- [What the task asks]: Establish how many lines in the material include the string "this" and report it as a lone number.

- [Supplied information]:
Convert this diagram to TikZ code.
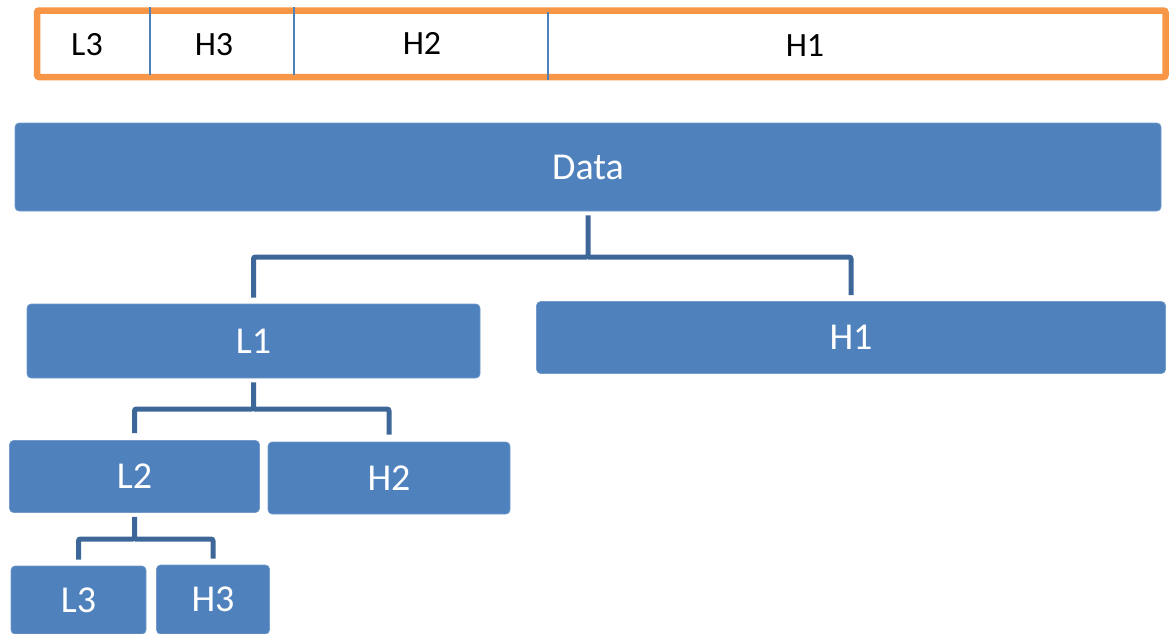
\documentclass[tikz,border=0pt]{standalone}
\usepackage{fontspec}
\setmainfont{Carlito}
\definecolor{boxblue}{HTML}{4F81BD}
\definecolor{linkblue}{HTML}{3D6799}
\definecolor{barorange}{HTML}{F79646}
\tikzset{
  blk/.style={fill=boxblue, draw=boxblue!80!white, line width=0.6pt,
    rounded corners=4pt, text=white, inner sep=0pt,
    font=\fontsize{38}{45}\selectfont},
  link/.style={draw=linkblue, line width=5pt, rounded corners=2pt},
  cell/.style={inner sep=0pt, font=\fontsize{34}{40}\selectfont},
  divider/.style={draw=boxblue, line width=1.2pt}
}
\begin{document}
\begin{tikzpicture}[x=1pt,y=-1pt]
  \useasboundingbox (0,0) rectangle (1171,633);
  \clip (0,0) rectangle (1171,633);

  % storage layout
  \draw[barorange, line width=6.5pt, rounded corners=2pt] (37,10.5) rectangle (1165.5,77);
  \foreach \x in {150,294}
  \draw[divider] (\x,7) -- (\x,75);
  \draw[divider] (548,12) -- (548,80);
  \node[cell] (tl3) at (87,45) {L3};
  \node[cell] (th3) at (214,45) {H3};
  \node[cell] (th2) at (422,43) {H2};
  \node[cell] (th1) at (805,46) {H1};

  % decomposition tree
  \node[blk, minimum width=1146pt, minimum height=88pt] (data) at (588,167) {Data};
  \node[blk, minimum width=453pt, minimum height=74pt] (l1) at (253.5,341) {L1};
  \node[blk, minimum width=629pt, minimum height=72pt] (h1) at (851,337.5) {H1};
  \node[blk, minimum width=250pt, minimum height=72pt] (l2) at (134.5,476.5) {L2};
  \node[blk, minimum width=242pt, minimum height=72pt] (h2) at (389,478) {H2};
  \node[blk, minimum width=135pt, minimum height=68pt] (l3) at (78.5,600) {L3};
  \node[blk, minimum width=113pt, minimum height=69pt] (h3) at (213,599.5) {H3};

  \coordinate (j1) at (588,257);
  \coordinate (j2) at (253.5,409);
  \coordinate (j3) at (134.5,539);

  \draw[link] ([yshift=-4pt]data.south) -- (j1) -| ([yshift=6pt]l1.north);
  \draw[link] (j1) -| ([yshift=6pt]h1.north);
  \draw[link] ([yshift=-4pt]l1.south) -- (j2) -| ([yshift=7pt]l2.north);
  \draw[link] (j2) -| ([yshift=7pt]h2.north);
  \draw[link] ([yshift=-4pt]l2.south) -- (j3) -| ([yshift=6pt]l3.north);
  \draw[link] (j3) -| ([yshift=6pt]h3.north);
\end{tikzpicture}
\end{document}
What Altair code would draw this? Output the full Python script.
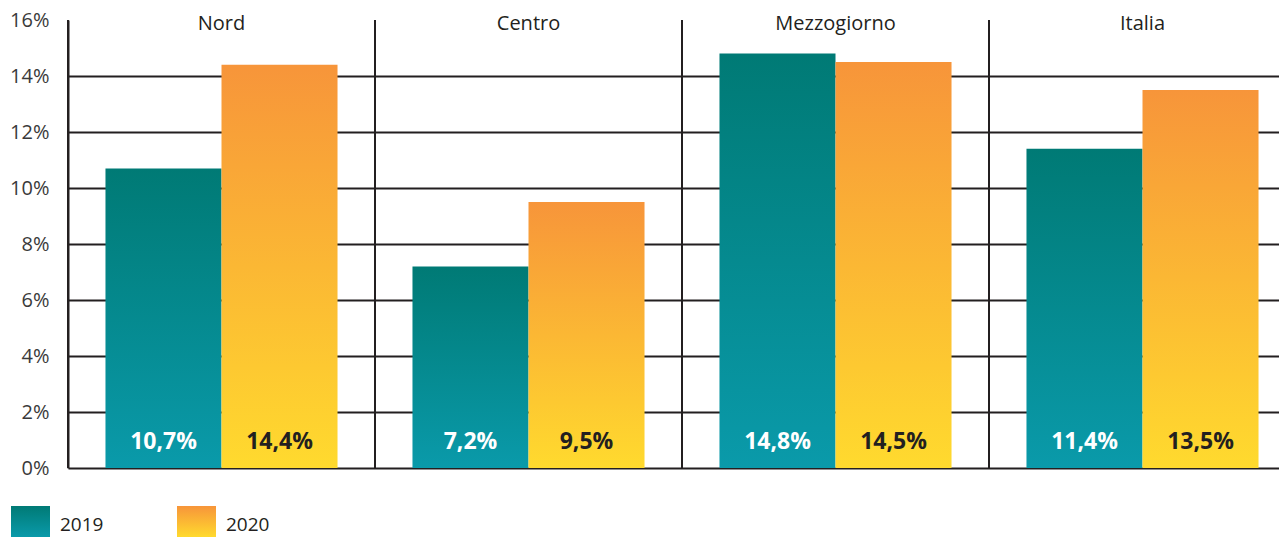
import altair as alt
import pandas as pd

regions = ["Nord", "Centro", "Mezzogiorno", "Italia"]
years = ["2019", "2020"]
v2019 = [10.7, 7.2, 14.8, 11.4]
v2020 = [14.4, 9.5, 14.5, 13.5]
y_ticks = [0, 2, 4, 6, 8, 10, 12, 14, 16]

rows = []
for r, a, b in zip(regions, v2019, v2020):
    for yr, v in (("2019", a), ("2020", b)):
        rows.append({"region": r, "year": yr, "value": v,
                     "label": f"{v:.1f}".replace(".", ",") + "%"})
df = pd.DataFrame(rows)
reg_df = pd.DataFrame({"region": regions})

FONT = "Open Sans"
DARK = "#231f20"

teal = alt.Gradient(gradient="linear", x1=1, x2=1, y1=0, y2=1,
                    stops=[alt.GradientStop(color="#007a75", offset=0),
                           alt.GradientStop(color="#0a9aaa", offset=1)])
orange = alt.Gradient(gradient="linear", x1=1, x2=1, y1=0, y2=1,
                      stops=[alt.GradientStop(color="#f7953a", offset=0),
                             alt.GradientStop(color="#ffda2e", offset=1)])

xscale = alt.Scale(domain=regions, range=[0, 1228], paddingInner=0, paddingOuter=0)
xenc = alt.X("region:N", sort=regions, scale=xscale, axis=None)
xoff = alt.XOffset("year:N", scale=alt.Scale(domain=years, paddingOuter=0.323, paddingInner=0))
yscale = alt.Scale(domain=[0, 16], nice=False)
yenc = alt.Y("value:Q", scale=yscale,
             axis=alt.Axis(values=y_ticks, labelExpr="datum.value + '%'", title=None,
                           grid=True, gridColor=DARK, gridWidth=2,
                           gridOpacity=alt.condition("datum.value == 16", alt.value(0), alt.value(1)),
                           domainColor=DARK, domainWidth=2, ticks=False, labelPadding=19,
                           labelFont=FONT, labelFontSize=20, labelColor="#3a3a3a",
                           minExtent=60, maxExtent=60))

base = alt.Chart(df)

seps = alt.Chart(reg_df).mark_rule(color=DARK, strokeWidth=2).encode(
    x=alt.X("region:N", sort=regions, scale=xscale, axis=None, bandPosition=0),
    y=alt.datum(0, scale=yscale), y2=alt.datum(16))

bars19 = base.transform_filter("datum.year == '2019'").mark_bar(color=teal).encode(
    x=xenc, xOffset=xoff, y=yenc)
bars20 = base.transform_filter("datum.year == '2020'").mark_bar(color=orange).encode(
    x=xenc, xOffset=xoff, y=yenc)

labels = base.mark_text(font=FONT, fontSize=23, fontWeight="bold", baseline="alphabetic",
                        dy=-19).encode(
    x=xenc, xOffset=xoff, y=alt.datum(0),
    text="label:N",
    color=alt.condition("datum.year == '2019'", alt.value("white"), alt.value(DARK)))

titles = alt.Chart(reg_df).mark_text(
    font=FONT, fontSize=20, color=DARK, baseline="alphabetic").encode(
    x=xenc, y=alt.value(10), text="region:N")

one = alt.Data(values=[{}])
leg19 = alt.Chart(one).mark_rect(color=teal).encode(
    x=alt.value(-57), x2=alt.value(-18), y=alt.value(486), y2=alt.value(517))
leg20 = alt.Chart(one).mark_rect(color=orange).encode(
    x=alt.value(109), x2=alt.value(148), y=alt.value(486), y2=alt.value(517))
legt19 = alt.Chart(one).mark_text(font=FONT, fontSize=19, color=DARK, align="left",
                                  baseline="middle", text="2019").encode(
    x=alt.value(-8), y=alt.value(505))
legt20 = alt.Chart(one).mark_text(font=FONT, fontSize=19, color=DARK, align="left",
                                  baseline="middle", text="2020").encode(
    x=alt.value(158), y=alt.value(505))

chart = alt.layer(seps, bars19, bars20, labels, titles, leg19, leg20, legt19, legt20).properties(
    width=1211, height=448, padding={"top": 2, "left": 0, "right": 0, "bottom": 0}
).configure_view(stroke=None)

chart.save("out.html", embed_options={"renderer": "svg", "actions": False})
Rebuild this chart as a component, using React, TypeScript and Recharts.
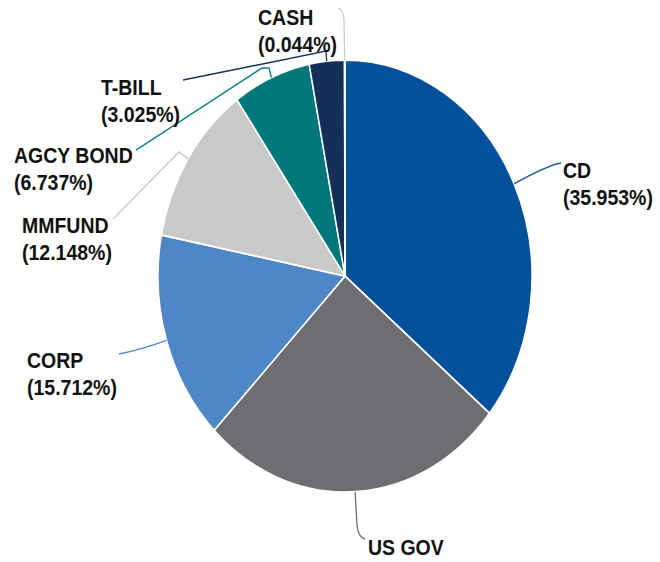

- [Written solution]: 3